The Brixton Arches development is different. Network Rail has seen the potential to cash in on the newly-arrived higher income residents. It wants to refurbish the arches under Brixton station. Existing tenants will be able to return, but of course refurbished accommodation means higher rents and higher prices. The kind of prices charged by independent retailers in places like Pop Brixton. For many retailers that have spent years serving the low-income communities of Brixton, that isn’t an option.
Although there has been increasing disquiet around the gentrification of Brixton over the last few years, the campaign to save the Brixton Arches had a particular resonance. The public realised that through changes in the built environment a community was being priced out of their area. Urban planning was being used a tool to force out one group of people because they are paid less than others and can’t afford to buy goods in shops paying high rents.
The power to shape our communities
Lambeth Council claimed to be listening. Councillors have said that they have negotiated a better deal with Network Rail for the shops currently in the arches. The reality is that traders were offered a terrible deal and Lambeth Council simply managed to secure a bad one instead. No one is convinced and nor should they be; the new deal means above-inflation rent rises every year for the next eight years. Many of the traders appeared at the protest last week.
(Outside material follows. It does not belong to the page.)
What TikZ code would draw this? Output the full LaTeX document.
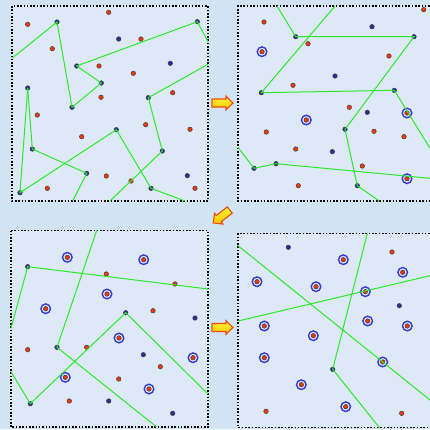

Lambeth Council had the power to shape the area though its planning powers, but has chosen not to use it. Brixton is part of a conservation area, and Lambeth Council’s planning committee is required in law to pay ‘special attention’ to the preservation of the area’s character. That character is defined in law as being historic as well as aesthetic.
Last week councillors voted to approve Network Rail’s plans with only one councillor, Jo Simpson, opposing the plans. The decision led to the scenes of protest inside the council meeting.
A failure of democracy
Lambeth Council are now claiming that their meeting was attacked by a ‘hardcore mob’ who were intent on disrupting the meeting with ‘aggressive behaviour’. According to the Evening Standard, the council are seeking to review ‘security arrangements’ in light of the protests.
If council officers were indeed threatened, then that is wholly unacceptable, but video evidence of the event shows that the actions of protesters appeared to be nothing more than a vocal and demonstrative but peaceful demonstration.
Before the council seeks to clamp down on protest, it needs to recognise how their own behaviour contributed to the scenes inside the council last Tuesday.
Dealing with criticism is not something that Lambeth does well. Admitting they were wrong, even less so. In 2014 Lambeth’s Labour party swept the board at council elections, winning 59 of 63 council seats on 53% of the popular vote.
In that time they have expelled a councillor for speaking out against library closures and amongst other things, the Brixton Arches. The council has spent tens of thousands of pounds hiring top QCs to defend the indefensible through the courts, such as the decision to demolish a council estate, Cressingham Gardens, based on an unlawful consultation.
In urban planning Lambeth Council have sought to systematically exclude the voice of the public, whilst giving a greater voice to the development industry in decisions about our communities.
The council has established what it calls a ‘strategic planning board’. The existence of this group is not advertised anywhere on Lambeth’s website. It is attended by senior officials, the Leader of the Council, the Chair of the Planning Committee and the Cabinet Member for Regeneration. No minutes or agendas are published and the public is not invited. The role of the planning board is to provide a ‘steer’ to developers on whether their schemes are acceptable to the council in principle.
The practice is prejudice institutionalised. Development proposals will come to the board at an early stage, before much of the important detail has been established. Once it has given a ‘positive steer’ then it will be difficult for the council and councillors to refuse the scheme; the developer has the upper hand in all subsequent negotiations.
Once a development proposal has been finalised it is the policy of the council to invite in major developers to give private briefings about their plans to councillors on the planning committee. These so called ‘technical briefings’ last hours. They are not open to the public and no minutes are taken. If a developer were to provide false information at these meetings (which has happened), there would be no way for any other interested parties to challenge them.
After what can be years of constant engagement with the council and councillors by developers, objectors are limited to a two-minute slot in a public meeting on the night of the decision. It is impossible to see how this process could be considered a fair hearing, a right which is guaranteed in law, but ignored by Lambeth’s procedure.
Lambeth councillors can complain about being shouted at last week, but if the council refuses to hear the heart-felt and entirely legitimate concerns of people seeking to protect their communities, it should be of little surprise if the public respond with protest. After all, how else are we to have our voices heard?